She also endorsed Congress passing a comprehensive privacy bill while acknowledging that Congress has a long streak of failing to do that: “Everything is impossible until it’s a law.”

But in the meantime, Slaughter warned, Trump administration moves to exploit existing stores of government data for such purposes as finding undocumented immigrants both erode the government’s authority to lead on privacy and invite European retaliation that could leave US companies shut out of existing transatlantic data-privacy frameworks

The commissioner’s forecast: “It will really penalize US businesses.”

Because no tech-policy panel seems complete without a discussion of AI, Patel closed out with a question about some of the more outlandish promises being made about AI’s potential, such as claims that AI systems could replace doctors and teachers. Bedoya’s scathing verdict: “That is idiocy!”

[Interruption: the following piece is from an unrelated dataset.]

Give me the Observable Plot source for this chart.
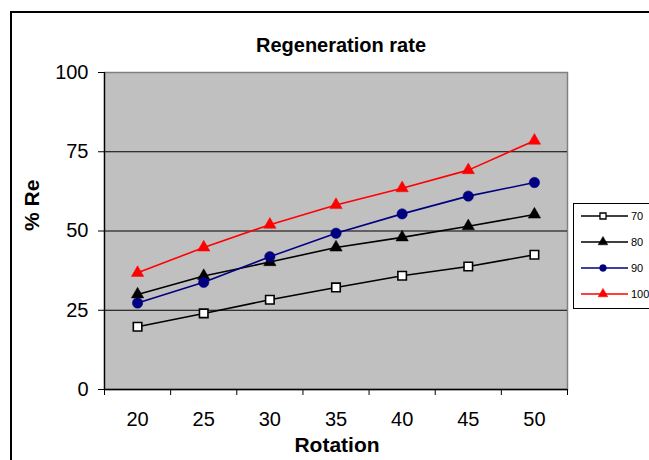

Slaughter reminded the audience that the FTC has always had the authority to police misleading claims: “There is no AI exception to the law.”

About Rob Pegoraro

Contributor

Rob Pegoraro

Rob Pegoraro writes about interesting problems and possibilities in computers, gadgets, apps, services, telecom, and other things that beep or blink. He’s covered such developments as the evolution of the cell phone from 1G to 5G, the fall and rise of Apple, Google’s growth from obscure Yahoo rival to verb status, and the transformation of social media from CompuServe forums to Facebook’s billions of users. Pegoraro has met most of the founders of the internet and once received a single-word email reply from Steve Jobs.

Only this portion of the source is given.